ByNirvikar Singh

It turns out that founder and CEO B. Ramalinga Raju invented $ 1 billion in cash, which never existed. How could the auditors miss this fraud?

Bernard Madoff relied on a classic Ponzi scheme, and the ability to hide from regulators. He could use a small, apparently renegade auditing firm, which had no reputational or ethical concerns, it seems. Madoff was called for suspicious reported actions and results, but the regulators chose to ignore these concerns. Madoff also benefited from operating in an industry where some degree of non-transparency is normal. Earlier, Enron used an incredibly elaborate scheme, with substantial off-balance sheet activities, to perpetrate its fraud. Its auditors bore some of the blame, and their firm also collapsed as a result.

The Satyam fraud is baffling because, unlike Madoff and Enron, it seems that it was so transparent it should have been spotted much earlier, before it grew to a point where it will likely bring down the firm. The auditors just have to be called to account, because checking on cash balances is both a simple and necessary part of their job. How could employees of one of the big four global accounting firms make such a mess of their assignment, year after year?

It’s true that the high profile board of directors and senior officers of the firm should also have smelled a rat. But in a large public corporation, where reputable auditors were certifying the financial statements, their laxness in monitoring might have been understandable. After all, Satyam’s performance (unlike Madoff’s) was not obviously “too good to be true” as measured by the benchmark of industry leaders. There is a lot of blame going around on poor corporate governance in India. In fact, though corporate governance in India is not great, the level of board inattention we saw here was not very different from most companies in the US.

Amazingly, one of Raju’s friends, who runs a non-profit funded by Raju, was quoted in the Wall Street Journal as blaming investors for the fraud, because of their short-termism and pressure for growth that they created for Raju. This is utter nonsense and one of the stupidest comments about this case. Investors, in fact, are the biggest victims, because they had no opportunity to independently verify the financials – they had to take the auditors’ word, and they were rational in having confidence in a publicly traded company with audited financial results.

The consequences of the Satyam scandal will depend partly on policy responses. The press is pointing out that many Indian companies could have similar hidden problems. If investors get suspicious, this could severely damage the corporate sector and the country’s chances of getting back to 9 percent growth. My guess is that Satyam itself will not survive. It already has liquidity problems. It has a large number of corporate customers, who are locked in to Satyam in the short run, but who will each be looking for an alternative: they cannot afford to rely on a firm that may not survive. The only exit strategy here is probably a buyout, which will allow a complete replacement of Satyam’s discredited senior management.

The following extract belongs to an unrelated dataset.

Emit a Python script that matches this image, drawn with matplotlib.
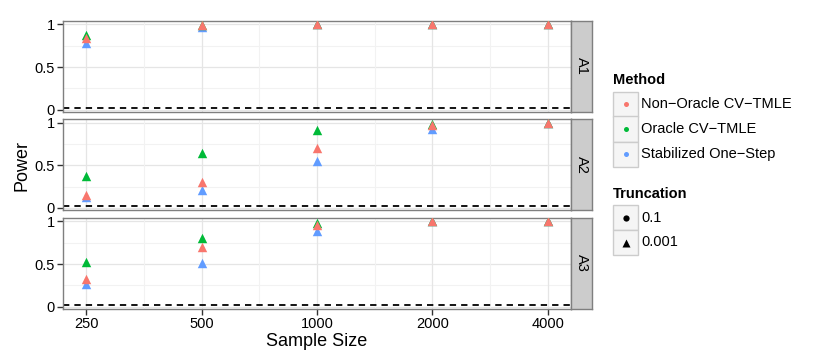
import numpy as np
import matplotlib.pyplot as plt
from matplotlib.patches import Rectangle
from matplotlib.lines import Line2D

plt.rcParams['font.family'] = ['Liberation Sans', 'DejaVu Sans']

sample_sizes = [250, 500, 1000, 2000, 4000]
panels = ['A1', 'A2', 'A3']
methods = ['Non-Oracle CV-TMLE', 'Oracle CV-TMLE', 'Stabilized One-Step']
colors = {'Non-Oracle CV-TMLE': '#F8766D', 'Oracle CV-TMLE': '#00BA38',
          'Stabilized One-Step': '#619CFF'}

# power, truncation 0.001 (triangles); the 0.1 circles sit underneath
power_001 = {
    'A1': {'Non-Oracle CV-TMLE': [0.84, 0.99, 1.0, 1.0, 1.0],
           'Oracle CV-TMLE': [0.88, 0.99, 1.0, 1.0, 1.0],
           'Stabilized One-Step': [0.78, 0.97, 1.0, 1.0, 1.0]},
    'A2': {'Non-Oracle CV-TMLE': [0.15, 0.31, 0.70, 0.97, 1.0],
           'Oracle CV-TMLE': [0.38, 0.64, 0.91, 0.99, 1.0],
           'Stabilized One-Step': [0.13, 0.21, 0.55, 0.93, 1.0]},
    'A3': {'Non-Oracle CV-TMLE': [0.32, 0.70, 0.96, 1.0, 1.0],
           'Oracle CV-TMLE': [0.53, 0.81, 0.98, 1.0, 1.0],
           'Stabilized One-Step': [0.27, 0.51, 0.89, 1.0, 1.0]},
}
power_01 = power_001
alpha_level = 0.025

W, H = 830, 363
fig = plt.figure(figsize=(W / 100, H / 100), dpi=100)

left, right = 63, 571
strip_w = 21
panel_y = [(20.5, 112), (119, 210), (217.5, 309)]

def fx(px):
    return px / W

def fy(py):
    return 1 - py / H

border = '#7f7f7f'
for k, (name, (top, bot)) in enumerate(zip(panels, panel_y)):
    ax = fig.add_axes([fx(left), fy(bot), fx(right - left), (bot - top) / H])
    ax.set_xscale('log', base=2)
    ax.set_xlim(250 / 2 ** 0.2, 4000 * 2 ** 0.2)
    ax.set_ylim(-0.025, 1.045)
    ax.set_facecolor('white')
    # grid
    for y in [0.25, 0.75]:
        ax.axhline(y, color='#f2f2f2', lw=0.8, zorder=0)
    for y in [0, 0.5, 1]:
        ax.axhline(y, color='#e5e5e5', lw=0.9, zorder=0)
    for i in range(len(sample_sizes) - 1):
        ax.axvline(np.sqrt(sample_sizes[i] * sample_sizes[i + 1]), color='#f2f2f2', lw=0.8, zorder=0)
    for x in sample_sizes:
        ax.axvline(x, color='#e5e5e5', lw=0.9, zorder=0)
    ax.axhline(alpha_level, color='black', lw=1.3, ls=(0, (3.5, 2.8)), zorder=1)
    for m in ['Stabilized One-Step', 'Oracle CV-TMLE', 'Non-Oracle CV-TMLE']:
        ax.scatter(sample_sizes, power_01[name][m], marker='o', s=6, color=colors[m], lw=0, zorder=2)
    for m in ['Stabilized One-Step', 'Oracle CV-TMLE', 'Non-Oracle CV-TMLE']:
        ax.scatter(sample_sizes, power_001[name][m], marker='^', s=46, color=colors[m], lw=0, zorder=3)
    for s in ax.spines.values():
        s.set_color(border)
        s.set_linewidth(1.0)
    ax.set_yticks([0, 0.5, 1])
    ax.set_yticklabels(['0', '0.5', '1'])
    ax.set_xticks(sample_sizes)
    ax.minorticks_off()
    ax.tick_params(axis='both', length=4, width=1, color='#333333', labelsize=10.5,
                   labelcolor='black', pad=2)
    if k < 2:
        ax.tick_params(axis='x', bottom=False, labelbottom=False)
    else:
        ax.set_xticklabels([str(s) for s in sample_sizes])
    # strip
    sax = fig.add_axes([fx(right), fy(bot), fx(strip_w), (bot - top) / H])
    sax.set_facecolor('#cccccc')
    sax.set_xticks([])
    sax.set_yticks([])
    for s in sax.spines.values():
        s.set_color(border)
        s.set_linewidth(1.0)
    sax.text(0.5, 0.5, name, rotation=-90, ha='center', va='center', fontsize=10.5,
             transform=sax.transAxes)

fig.text(fx(22), fy(165), 'Power', rotation=90, ha='center', va='center', fontsize=13)
fig.text(fx(317), fy(341), 'Sample Size', ha='center', va='center', fontsize=13)

# legends
lx = 613
key = 25
fig.text(fx(lx), fy(80), 'Method', ha='left', va='center', fontsize=10.5, fontweight='bold')
for i, m in enumerate(methods):
    y0 = 91.5 + i * key
    fig.patches.append(Rectangle((fx(lx), fy(y0 + key)), fx(key), key / H,
                                 transform=fig.transFigure, facecolor='#f5f5f5',
                                 edgecolor='#cccccc', lw=1))
    fig.lines.append(Line2D([fx(lx + key / 2)], [fy(y0 + key / 2)], marker='o', ms=3.6,
                            color=colors[m], mec='none', transform=fig.transFigure))
    fig.text(fx(lx + key + 3), fy(y0 + key / 2), m.replace('-', '\u2212'), ha='left',
             va='center', fontsize=10.5)

fig.text(fx(lx), fy(194), 'Truncation', ha='left', va='center', fontsize=10.5, fontweight='bold')
for i, (lab, mk) in enumerate([('0.1', 'o'), ('0.001', '^')]):
    y0 = 205 + i * key
    fig.patches.append(Rectangle((fx(lx), fy(y0 + key)), fx(key), key / H,
                                 transform=fig.transFigure, facecolor='#f5f5f5',
                                 edgecolor='#cccccc', lw=1))
    fig.lines.append(Line2D([fx(lx + key / 2)], [fy(y0 + key / 2)], marker=mk,
                            ms=4.5 if mk == 'o' else 6, color='black', mec='none',
                            transform=fig.transFigure))
    fig.text(fx(lx + key + 3), fy(y0 + key / 2), lab, ha='left', va='center', fontsize=10.5)

fig.savefig('out.png', dpi=100)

The government could play a role by facilitating some sort of acquisition of Satyam so that the company’s customers and service systems survive, but its failed financial systems and senior management are replaced. In fact, the latest news is that the government has superseded the interim management and will oversee constituting a new management and board of directors. The government’s main policy response should be to strengthen disclosure and monitoring requirements, especially making sure that auditing practice never again fails as blatantly and spectacularly as it did in this case.

Even though weak corporate governance is not the main culprit in the Satyam fiasco, the scandal is highlighting the poor state of India’s corporate governance, and provides a political opening to institute some reforms. Industry associations like the Confederation of Indian Industry should be proactive in this process, and work with the government in this reform process. Failing to strengthen corporate governance will hurt the entire economy. In particular, the structure and functioning of auditing committees is a central issue of concern. Here is a quote from the K.M. Birla Committee report of several years ago:

“9.3  A proper and well functioning system exists therefore, when the three main groups responsible for financial reporting – the board, the internal auditor and the outside auditors – form the three-legged stool that supports responsible financial disclosure and active and participatory oversight. The audit committee has an important role to play in this process, since the audit committee is a sub-group of the full board and hence the monitor of the process. Certainly, it is not the role of the audit committee to prepare financial statements or engage in the myriad of decisions relating to the preparation of those statements. The committee’s job is clearly one of oversight and monitoring and in carrying out this job it relies on senior financial management and the outside auditors. However it is important to ensure that the boards function efficiently for if the boards are dysfunctional, the audit committees will do no better. The Committee believes that the progressive standards of governance applicable to the full board should also be applicable to the audit committee.

9.4   The Committee therefore recommends that a qualified and independent audit committee should be set up by the board of a company. This would go a long way in enhancing the credibility of the financial disclosures of a company and promoting transparency.

This is a mandatory recommendation.”

Initial reports suggest that Satyam was violating such existing Indian guidelines, as well as those for US listed firms. This seems to be a common problem – the standards are already in place, but are just not being monitored or enforced. Negligence requires different policy responses than structural institutional deficiencies. Even though the external auditors are the primary defense against fraud, not instituting internal checks and balances as required by law only increases the probability of fraud.